• Task details
Only the lines from the one containing "Emit a Python" through the one containing "i in range(145)]" should be output, both ends included and exactly as they appear, minus any pictures.

• Material provided
^^^^

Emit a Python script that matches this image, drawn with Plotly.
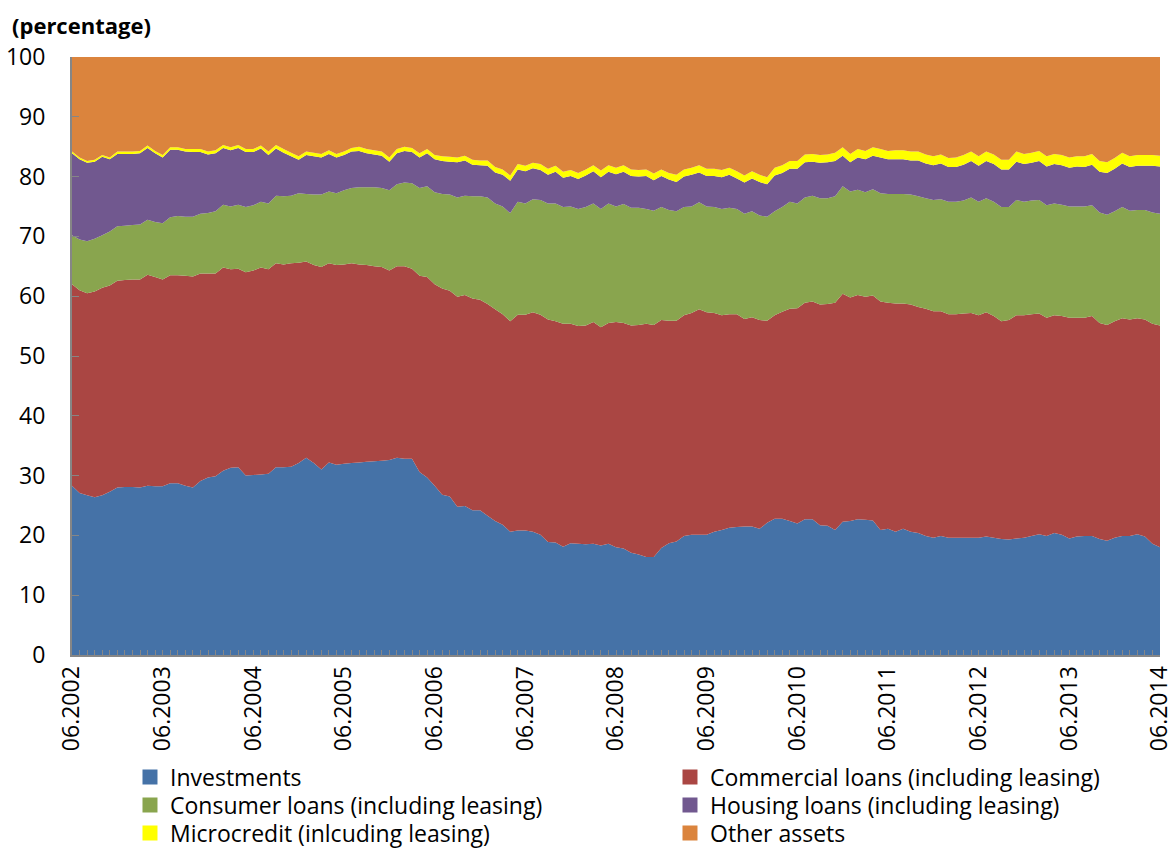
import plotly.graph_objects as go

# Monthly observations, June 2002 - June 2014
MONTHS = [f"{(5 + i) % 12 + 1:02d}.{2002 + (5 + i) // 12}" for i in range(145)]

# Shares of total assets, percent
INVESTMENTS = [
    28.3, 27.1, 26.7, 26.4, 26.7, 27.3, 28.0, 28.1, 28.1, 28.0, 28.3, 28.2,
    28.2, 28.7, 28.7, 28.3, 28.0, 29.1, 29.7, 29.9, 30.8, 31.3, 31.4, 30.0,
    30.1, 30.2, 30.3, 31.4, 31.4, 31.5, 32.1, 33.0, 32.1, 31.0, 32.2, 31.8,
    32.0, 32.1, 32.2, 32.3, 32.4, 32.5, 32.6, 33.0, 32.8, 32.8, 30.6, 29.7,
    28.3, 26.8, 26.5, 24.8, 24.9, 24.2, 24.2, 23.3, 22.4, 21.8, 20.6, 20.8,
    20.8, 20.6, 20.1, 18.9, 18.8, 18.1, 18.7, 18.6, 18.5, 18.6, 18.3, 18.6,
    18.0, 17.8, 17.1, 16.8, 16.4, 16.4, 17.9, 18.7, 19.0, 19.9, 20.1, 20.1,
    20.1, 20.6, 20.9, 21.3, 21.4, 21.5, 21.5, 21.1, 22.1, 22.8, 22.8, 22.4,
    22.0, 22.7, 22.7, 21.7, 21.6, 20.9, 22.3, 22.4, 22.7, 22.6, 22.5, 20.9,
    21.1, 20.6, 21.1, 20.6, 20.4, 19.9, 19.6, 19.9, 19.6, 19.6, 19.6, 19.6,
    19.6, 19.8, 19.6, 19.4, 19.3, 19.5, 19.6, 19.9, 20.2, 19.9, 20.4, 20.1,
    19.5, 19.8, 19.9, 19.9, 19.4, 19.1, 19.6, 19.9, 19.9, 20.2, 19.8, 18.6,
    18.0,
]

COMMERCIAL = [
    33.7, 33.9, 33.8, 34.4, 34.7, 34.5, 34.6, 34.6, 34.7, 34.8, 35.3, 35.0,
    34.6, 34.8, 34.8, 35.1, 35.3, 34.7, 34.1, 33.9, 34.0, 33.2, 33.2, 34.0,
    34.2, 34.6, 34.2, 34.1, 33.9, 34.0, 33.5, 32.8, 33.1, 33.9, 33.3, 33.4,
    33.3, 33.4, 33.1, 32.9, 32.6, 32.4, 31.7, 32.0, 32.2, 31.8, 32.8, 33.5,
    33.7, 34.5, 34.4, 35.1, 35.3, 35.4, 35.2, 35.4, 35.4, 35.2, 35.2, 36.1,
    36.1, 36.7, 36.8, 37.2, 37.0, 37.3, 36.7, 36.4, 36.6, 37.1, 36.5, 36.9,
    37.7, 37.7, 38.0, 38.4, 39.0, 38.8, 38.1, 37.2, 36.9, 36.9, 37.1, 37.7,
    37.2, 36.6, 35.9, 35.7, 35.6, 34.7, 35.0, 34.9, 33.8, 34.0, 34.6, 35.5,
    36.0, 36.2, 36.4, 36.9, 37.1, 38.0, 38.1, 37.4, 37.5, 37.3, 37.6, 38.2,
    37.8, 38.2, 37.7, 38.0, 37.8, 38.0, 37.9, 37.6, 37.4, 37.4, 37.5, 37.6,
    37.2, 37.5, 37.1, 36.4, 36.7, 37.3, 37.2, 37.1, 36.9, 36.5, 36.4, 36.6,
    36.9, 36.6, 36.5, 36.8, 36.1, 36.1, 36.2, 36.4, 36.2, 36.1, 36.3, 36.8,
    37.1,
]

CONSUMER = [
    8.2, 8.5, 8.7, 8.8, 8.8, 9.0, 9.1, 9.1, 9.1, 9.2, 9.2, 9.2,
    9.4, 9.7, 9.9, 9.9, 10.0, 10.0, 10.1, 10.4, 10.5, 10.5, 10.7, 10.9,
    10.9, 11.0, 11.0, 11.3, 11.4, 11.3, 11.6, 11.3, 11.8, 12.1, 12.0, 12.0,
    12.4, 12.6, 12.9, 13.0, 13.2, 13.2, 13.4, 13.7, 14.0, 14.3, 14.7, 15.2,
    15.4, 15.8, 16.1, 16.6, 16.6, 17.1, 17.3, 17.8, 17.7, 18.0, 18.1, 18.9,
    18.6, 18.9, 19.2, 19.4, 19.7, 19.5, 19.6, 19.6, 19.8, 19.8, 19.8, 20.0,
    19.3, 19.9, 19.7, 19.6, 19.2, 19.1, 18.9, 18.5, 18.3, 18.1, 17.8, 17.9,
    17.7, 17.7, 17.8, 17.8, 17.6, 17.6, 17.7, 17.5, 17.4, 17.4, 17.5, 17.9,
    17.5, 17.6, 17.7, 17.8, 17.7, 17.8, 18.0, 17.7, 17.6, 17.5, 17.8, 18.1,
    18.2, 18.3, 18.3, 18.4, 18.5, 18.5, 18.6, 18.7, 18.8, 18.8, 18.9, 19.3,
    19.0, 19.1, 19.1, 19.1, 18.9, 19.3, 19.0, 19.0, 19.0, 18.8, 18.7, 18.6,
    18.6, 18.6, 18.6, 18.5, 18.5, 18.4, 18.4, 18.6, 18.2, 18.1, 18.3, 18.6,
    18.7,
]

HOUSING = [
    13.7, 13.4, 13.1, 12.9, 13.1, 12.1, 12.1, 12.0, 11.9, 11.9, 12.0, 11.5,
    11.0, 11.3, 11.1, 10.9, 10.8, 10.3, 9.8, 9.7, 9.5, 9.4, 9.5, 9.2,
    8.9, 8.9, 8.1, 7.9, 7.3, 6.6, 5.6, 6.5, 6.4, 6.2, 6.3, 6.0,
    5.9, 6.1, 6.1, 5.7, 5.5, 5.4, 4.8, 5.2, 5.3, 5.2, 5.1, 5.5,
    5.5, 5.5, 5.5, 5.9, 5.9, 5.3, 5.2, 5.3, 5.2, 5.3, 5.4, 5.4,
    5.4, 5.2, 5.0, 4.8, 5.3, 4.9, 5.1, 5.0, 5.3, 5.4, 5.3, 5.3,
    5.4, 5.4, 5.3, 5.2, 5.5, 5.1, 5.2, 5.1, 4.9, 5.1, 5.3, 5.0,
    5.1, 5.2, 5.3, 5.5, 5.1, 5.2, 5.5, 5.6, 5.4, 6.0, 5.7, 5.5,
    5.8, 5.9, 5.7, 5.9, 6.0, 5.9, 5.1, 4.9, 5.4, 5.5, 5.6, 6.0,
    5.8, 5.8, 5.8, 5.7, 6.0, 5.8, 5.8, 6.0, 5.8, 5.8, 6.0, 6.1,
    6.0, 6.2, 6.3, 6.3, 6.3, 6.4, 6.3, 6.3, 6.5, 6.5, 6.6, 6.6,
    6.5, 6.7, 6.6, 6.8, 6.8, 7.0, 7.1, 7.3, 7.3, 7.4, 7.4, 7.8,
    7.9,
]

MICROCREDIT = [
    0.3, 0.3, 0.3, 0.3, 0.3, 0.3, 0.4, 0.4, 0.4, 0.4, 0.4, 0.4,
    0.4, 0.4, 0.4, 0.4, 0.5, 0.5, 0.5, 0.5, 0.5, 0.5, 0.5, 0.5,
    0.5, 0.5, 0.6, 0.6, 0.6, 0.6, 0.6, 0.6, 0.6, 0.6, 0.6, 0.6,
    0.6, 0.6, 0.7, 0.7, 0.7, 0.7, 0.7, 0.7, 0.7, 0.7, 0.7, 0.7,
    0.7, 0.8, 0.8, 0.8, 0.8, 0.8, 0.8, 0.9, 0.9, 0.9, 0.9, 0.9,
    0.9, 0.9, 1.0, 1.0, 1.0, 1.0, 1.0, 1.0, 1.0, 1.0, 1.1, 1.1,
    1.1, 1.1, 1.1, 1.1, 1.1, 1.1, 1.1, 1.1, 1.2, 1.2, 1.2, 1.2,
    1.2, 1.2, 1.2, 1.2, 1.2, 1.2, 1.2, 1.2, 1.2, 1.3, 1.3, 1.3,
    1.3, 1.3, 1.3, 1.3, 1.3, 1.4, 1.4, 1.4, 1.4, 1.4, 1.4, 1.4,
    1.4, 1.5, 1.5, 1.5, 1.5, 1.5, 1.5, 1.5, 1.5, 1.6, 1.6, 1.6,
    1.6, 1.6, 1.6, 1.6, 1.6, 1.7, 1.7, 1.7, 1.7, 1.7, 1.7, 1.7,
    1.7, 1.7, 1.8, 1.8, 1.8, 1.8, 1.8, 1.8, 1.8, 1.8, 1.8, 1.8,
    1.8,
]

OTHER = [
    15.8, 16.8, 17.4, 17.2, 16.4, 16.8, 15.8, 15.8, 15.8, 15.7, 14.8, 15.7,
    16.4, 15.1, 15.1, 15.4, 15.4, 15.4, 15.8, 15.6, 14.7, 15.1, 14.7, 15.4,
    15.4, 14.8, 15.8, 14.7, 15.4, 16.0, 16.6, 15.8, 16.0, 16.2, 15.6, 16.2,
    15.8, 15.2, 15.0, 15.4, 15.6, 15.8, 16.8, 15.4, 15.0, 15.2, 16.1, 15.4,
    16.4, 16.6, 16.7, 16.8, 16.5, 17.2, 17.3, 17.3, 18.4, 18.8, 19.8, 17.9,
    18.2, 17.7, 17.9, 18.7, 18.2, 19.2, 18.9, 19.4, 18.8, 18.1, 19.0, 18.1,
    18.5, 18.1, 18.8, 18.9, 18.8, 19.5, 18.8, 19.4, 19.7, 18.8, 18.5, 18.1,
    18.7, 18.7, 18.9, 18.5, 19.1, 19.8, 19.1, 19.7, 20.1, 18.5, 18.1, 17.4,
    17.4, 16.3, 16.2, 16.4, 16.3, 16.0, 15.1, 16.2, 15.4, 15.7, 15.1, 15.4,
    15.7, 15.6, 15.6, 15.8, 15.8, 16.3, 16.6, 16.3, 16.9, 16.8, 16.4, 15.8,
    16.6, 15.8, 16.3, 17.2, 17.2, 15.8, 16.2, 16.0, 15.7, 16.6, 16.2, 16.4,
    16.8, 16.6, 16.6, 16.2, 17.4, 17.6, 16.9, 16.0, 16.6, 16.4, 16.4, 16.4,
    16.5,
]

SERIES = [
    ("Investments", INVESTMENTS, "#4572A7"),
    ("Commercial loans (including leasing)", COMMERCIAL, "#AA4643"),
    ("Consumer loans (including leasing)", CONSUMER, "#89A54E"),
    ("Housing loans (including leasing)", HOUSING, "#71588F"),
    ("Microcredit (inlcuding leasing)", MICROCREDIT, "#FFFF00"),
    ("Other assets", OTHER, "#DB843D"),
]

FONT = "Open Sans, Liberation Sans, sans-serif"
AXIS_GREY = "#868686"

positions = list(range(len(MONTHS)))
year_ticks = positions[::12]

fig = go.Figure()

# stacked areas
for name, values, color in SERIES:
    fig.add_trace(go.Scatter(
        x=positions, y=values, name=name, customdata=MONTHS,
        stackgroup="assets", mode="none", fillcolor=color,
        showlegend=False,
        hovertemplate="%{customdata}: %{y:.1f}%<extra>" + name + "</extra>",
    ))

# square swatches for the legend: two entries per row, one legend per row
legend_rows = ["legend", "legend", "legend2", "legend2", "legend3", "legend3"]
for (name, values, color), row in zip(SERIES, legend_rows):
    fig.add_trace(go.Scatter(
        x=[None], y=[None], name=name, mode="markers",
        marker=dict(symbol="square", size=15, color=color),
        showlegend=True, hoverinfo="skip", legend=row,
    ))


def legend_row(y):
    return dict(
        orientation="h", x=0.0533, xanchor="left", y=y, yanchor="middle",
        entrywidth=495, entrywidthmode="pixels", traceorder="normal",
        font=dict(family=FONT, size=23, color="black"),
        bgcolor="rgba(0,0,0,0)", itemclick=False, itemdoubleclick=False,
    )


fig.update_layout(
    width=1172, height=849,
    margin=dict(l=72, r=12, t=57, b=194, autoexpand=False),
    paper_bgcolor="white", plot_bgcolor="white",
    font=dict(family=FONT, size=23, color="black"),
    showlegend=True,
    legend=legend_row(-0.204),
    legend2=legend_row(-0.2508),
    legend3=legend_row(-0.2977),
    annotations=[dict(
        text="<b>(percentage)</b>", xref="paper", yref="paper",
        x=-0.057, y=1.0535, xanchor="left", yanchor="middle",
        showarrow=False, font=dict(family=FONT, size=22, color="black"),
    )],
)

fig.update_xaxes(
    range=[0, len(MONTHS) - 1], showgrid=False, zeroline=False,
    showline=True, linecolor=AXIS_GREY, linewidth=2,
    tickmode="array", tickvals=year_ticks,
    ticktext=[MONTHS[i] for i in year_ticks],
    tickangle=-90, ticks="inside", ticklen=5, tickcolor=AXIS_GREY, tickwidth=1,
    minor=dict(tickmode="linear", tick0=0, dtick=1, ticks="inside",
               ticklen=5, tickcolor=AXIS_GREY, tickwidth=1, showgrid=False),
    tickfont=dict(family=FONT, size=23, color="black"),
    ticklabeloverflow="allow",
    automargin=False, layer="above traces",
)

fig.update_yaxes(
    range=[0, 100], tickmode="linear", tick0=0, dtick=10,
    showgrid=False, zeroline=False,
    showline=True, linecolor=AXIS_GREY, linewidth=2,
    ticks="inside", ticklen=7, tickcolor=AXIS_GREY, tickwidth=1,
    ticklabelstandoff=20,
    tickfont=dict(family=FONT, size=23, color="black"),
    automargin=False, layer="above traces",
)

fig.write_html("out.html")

^^^^

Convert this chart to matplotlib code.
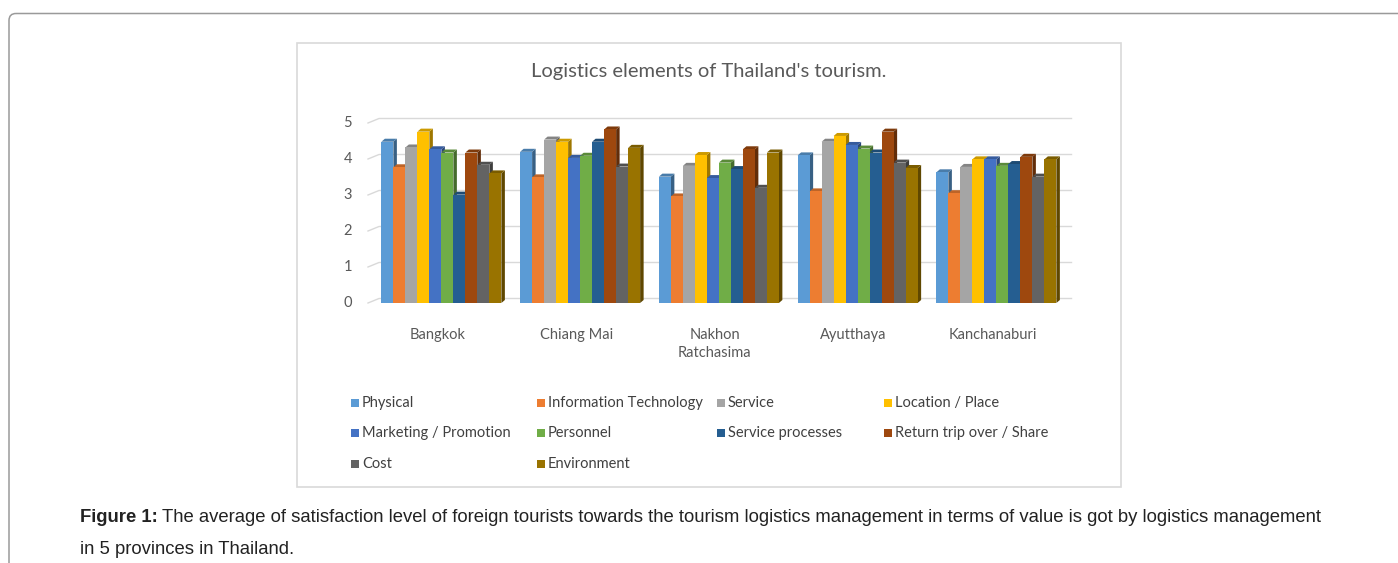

^^^^

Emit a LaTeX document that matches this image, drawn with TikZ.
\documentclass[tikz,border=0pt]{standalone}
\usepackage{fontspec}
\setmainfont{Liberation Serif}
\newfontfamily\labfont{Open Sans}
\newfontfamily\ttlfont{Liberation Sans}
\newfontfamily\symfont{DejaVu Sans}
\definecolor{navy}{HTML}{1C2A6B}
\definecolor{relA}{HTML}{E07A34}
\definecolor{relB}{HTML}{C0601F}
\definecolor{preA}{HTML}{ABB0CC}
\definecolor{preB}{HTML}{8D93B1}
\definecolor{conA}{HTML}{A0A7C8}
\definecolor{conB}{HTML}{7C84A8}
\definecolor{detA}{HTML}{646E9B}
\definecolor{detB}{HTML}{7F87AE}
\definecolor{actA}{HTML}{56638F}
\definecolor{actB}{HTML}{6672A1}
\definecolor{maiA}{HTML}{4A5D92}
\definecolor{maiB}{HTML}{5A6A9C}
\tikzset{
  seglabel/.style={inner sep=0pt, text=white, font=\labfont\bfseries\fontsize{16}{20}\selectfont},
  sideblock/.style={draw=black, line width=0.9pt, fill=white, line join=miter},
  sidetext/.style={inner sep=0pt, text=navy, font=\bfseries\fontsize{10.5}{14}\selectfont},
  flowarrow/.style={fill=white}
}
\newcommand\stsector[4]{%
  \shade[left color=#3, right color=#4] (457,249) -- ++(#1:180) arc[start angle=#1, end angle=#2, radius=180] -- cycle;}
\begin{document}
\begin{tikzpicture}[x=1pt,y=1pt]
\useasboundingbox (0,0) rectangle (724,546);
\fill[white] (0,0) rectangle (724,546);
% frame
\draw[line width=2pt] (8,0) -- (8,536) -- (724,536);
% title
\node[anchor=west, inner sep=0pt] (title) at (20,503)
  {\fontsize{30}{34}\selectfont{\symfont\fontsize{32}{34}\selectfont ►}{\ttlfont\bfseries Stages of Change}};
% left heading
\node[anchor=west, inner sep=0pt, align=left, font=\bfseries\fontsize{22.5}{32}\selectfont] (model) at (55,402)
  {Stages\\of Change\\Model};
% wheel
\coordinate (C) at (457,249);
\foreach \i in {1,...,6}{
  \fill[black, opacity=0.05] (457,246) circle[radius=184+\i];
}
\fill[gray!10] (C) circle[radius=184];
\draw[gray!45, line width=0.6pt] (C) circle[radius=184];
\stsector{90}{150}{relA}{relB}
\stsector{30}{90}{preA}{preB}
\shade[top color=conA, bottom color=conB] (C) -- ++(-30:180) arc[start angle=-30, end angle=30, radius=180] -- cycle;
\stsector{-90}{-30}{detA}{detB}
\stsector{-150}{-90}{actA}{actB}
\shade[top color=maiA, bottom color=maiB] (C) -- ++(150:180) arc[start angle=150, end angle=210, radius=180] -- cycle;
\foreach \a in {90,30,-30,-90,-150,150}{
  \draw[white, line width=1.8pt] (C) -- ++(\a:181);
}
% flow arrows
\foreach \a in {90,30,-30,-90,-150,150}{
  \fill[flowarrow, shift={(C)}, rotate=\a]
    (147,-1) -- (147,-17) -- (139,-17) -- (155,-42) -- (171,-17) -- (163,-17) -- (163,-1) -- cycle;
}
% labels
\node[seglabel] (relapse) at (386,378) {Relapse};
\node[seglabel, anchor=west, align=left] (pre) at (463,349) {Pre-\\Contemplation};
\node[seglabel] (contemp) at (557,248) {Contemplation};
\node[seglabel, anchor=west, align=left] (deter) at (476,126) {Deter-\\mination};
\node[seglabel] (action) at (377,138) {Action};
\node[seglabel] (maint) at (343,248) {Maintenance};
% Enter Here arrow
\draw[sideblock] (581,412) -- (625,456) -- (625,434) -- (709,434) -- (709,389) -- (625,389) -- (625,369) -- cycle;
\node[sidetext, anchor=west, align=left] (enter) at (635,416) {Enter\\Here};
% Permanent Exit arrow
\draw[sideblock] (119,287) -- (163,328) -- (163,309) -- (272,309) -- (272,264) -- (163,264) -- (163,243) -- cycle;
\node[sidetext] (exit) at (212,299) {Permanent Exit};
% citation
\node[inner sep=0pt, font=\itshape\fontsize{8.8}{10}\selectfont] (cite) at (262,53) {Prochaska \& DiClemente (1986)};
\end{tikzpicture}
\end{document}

^^^^

• Exercise solution
Emit a Python script that matches this image, drawn with Plotly.
import plotly.graph_objects as go

# Monthly observations, June 2002 - June 2014
MONTHS = [f"{(5 + i) % 12 + 1:02d}.{2002 + (5 + i) // 12}" for i in range(145)]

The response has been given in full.